Walking in, you were greeted by familiar sounds from the BGSO – Birmingham Gay Symphony Orchestra skilfully playing songs from famous blockbusters like Star Wars and James Bond. Their rendition of ‘Nobody Does It Better’ from The Spy Who Loved Me was particularly outstanding, and overall they played beautifully. This was only a taste of their show At the Movies, coming up on the 29th of November, which I would wholly recommend.

The Rutherford Dance Company presented two striking routines of power and sharp grace that captivated all those around. This is part of their wonderful project ‘What Sexuality Is Love?’ which allows dancers to research and create pieces around many social and political issues faced by the LGBT community. Similarly, the choir Rainbow Voices perfectly captured what the event was all about: singing of equality and diversity, people being able to walk free, in some catchy, though touching songs.

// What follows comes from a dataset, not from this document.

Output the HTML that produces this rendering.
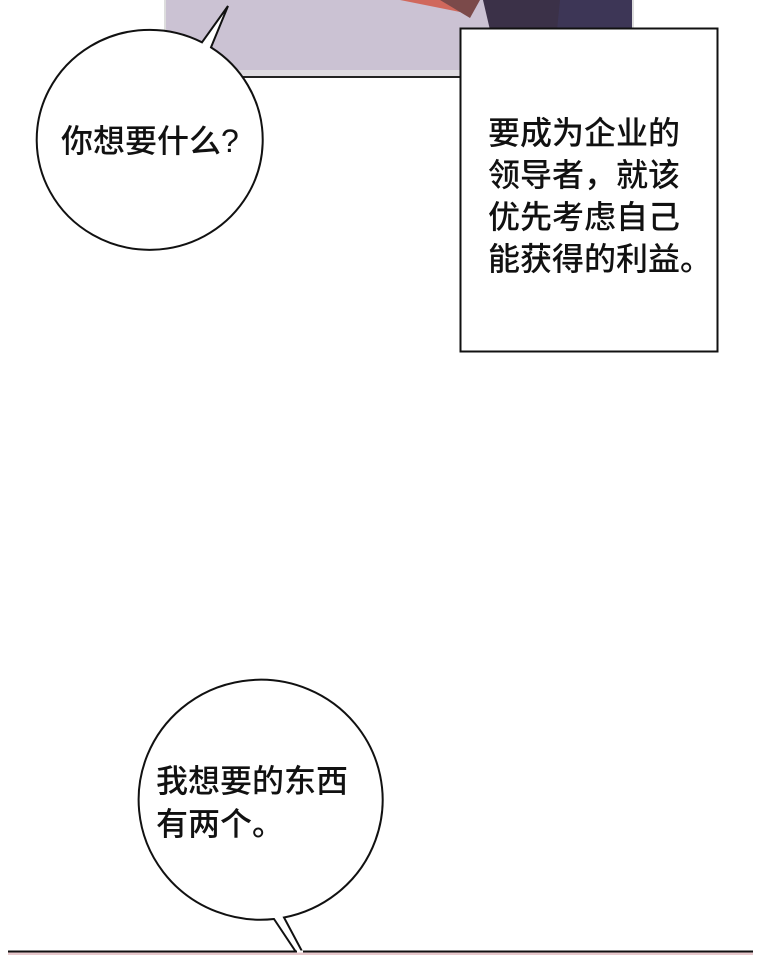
<!DOCTYPE html>
<html><head><meta charset="utf-8"><style>
html,body{margin:0;padding:0;background:#fff;}
.t{font-family:"Liberation Sans","Noto Sans CJK SC",sans-serif;font-weight:500;color:#111;position:absolute;white-space:nowrap;}
</style></head><body>
<div style="position:relative;width:760px;height:955px;overflow:hidden;background:#fff">
<svg width="760" height="955" style="position:absolute;left:0;top:0">
  <rect x="165" y="0" width="468" height="78" fill="#cbc2d3"/>
  <path d="M400 0 L470 0 L460 12 Z" fill="#d0685c"/>
  <path d="M440 0 L480 0 L470 18 Z" fill="#7b4a4a"/>
  <path d="M483 0 L633 0 L633 30 L490 30 Z" fill="#3b3148"/>
  <path d="M560 0 L633 0 L633 30 L557 30 Z" fill="#3d3656"/>
  <rect x="165" y="70" width="468" height="8" fill="#dedbe0"/>
  <line x1="165" y1="77" x2="633" y2="77" stroke="#222" stroke-width="2"/>
  <rect x="465" y="30" width="168" height="48" fill="#d8d6da"/>
  <path d="M165 0 V78 M633 0 V78" stroke="#ddd" stroke-width="2"/>
  <!-- left bubble -->
  <path d="M202 42.3 L228 6 L211 47.4 A113 110 0 1 1 202 42.3 Z" fill="#fff" stroke="#111" stroke-width="2" transform="translate(0,0)"/>
  <!-- text box -->
  <rect x="460.5" y="28.5" width="257" height="323" fill="#fff" stroke="#111" stroke-width="2"/>
  <!-- bottom bubble -->
  <path d="M274 919 L298 955 L304 955 L284 917.5 A122 120 0 1 0 274 919 Z" fill="#fff" stroke="#111" stroke-width="2"/>
  <rect x="8" y="951" width="745" height="4" fill="#e8c8cc"/>
  <line x1="8" y1="951.5" x2="753" y2="951.5" stroke="#111" stroke-width="2"/>
  <line x1="297" y1="951.5" x2="303" y2="951.5" stroke="#fff" stroke-width="2"/>
</svg>
<div class="t" style="left:61px;top:122px;font-size:32px;line-height:38px">你想要什么?</div>
<div class="t" style="left:488px;top:112px;font-size:32px;line-height:42px">要成为企业的<br>领导者，就该<br>优先考虑自己<br>能获得的利益。</div>
<div class="t" style="left:156px;top:760px;font-size:32px;line-height:43px">我想要的东西<br>有两个。</div>
</div>
</body></html>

Singer/ rapper Zara Sykes performed powerfully, and was certainly one of my highlights of the day. Sykes’s pieces were stunning–a mixture of styles that were just as emotive and poetic as they could be lively. There was such a presence to her, such a magnetic atmosphere within the space, that people gravitated towards her and joined in when she asked them to. Faye Bagley, too, is a singer and songwriter who had amazing charisma and heaps of talent. Equally just as catchy, her work was flawless. My favourite was ‘Army’, a beautiful song about people sticking together through all the bad things in the world. It really resonated deeply, as well as getting stuck in my head. Not that I’m complaining! I’d seriously give that one a look if I were you.

I will only briefly mention Final Thought, a production from theatre group Acting Out, a mere taste of our show for next year, War Stories, that I am so lucky to be a part of. But, on a personal note, what I will say is this: being included in Shout Out was such an honour.

Yes, the background noise made it tricky to ensure projection, and you were sometimes awkwardly aware of people trying to get around you with trays of food, but it didn’t take too much away from the buzz, it didn’t diminish the satisfaction. From a performer’s point of view, despite the minor difficulties of the setting, this was still a chance to display your talent with pride and earn public interest, perhaps in a more significant way than usual.

This was SHOUT. For several years now the festival has been a place to “celebrate diversity” and “push boundaries”, as the programme states, and it is growing in popularity.

Yet, I’m beginning to wonder how many citizens of Birmingham are losing out. Shout Out has introduced me to so many talented individuals that I will gladly and hopefully watch again in the near future. Yes, the day has been and gone this year, but you can find all of these performers independently on many platforms like Twitter or Facebook, or even their own websites, and some are certainly worth hunting down. Besides, if you missed it this time there is always (fingers crossed!) next year. There are so many gifted artists among us in Birmingham. Do yourself a favour and check them out.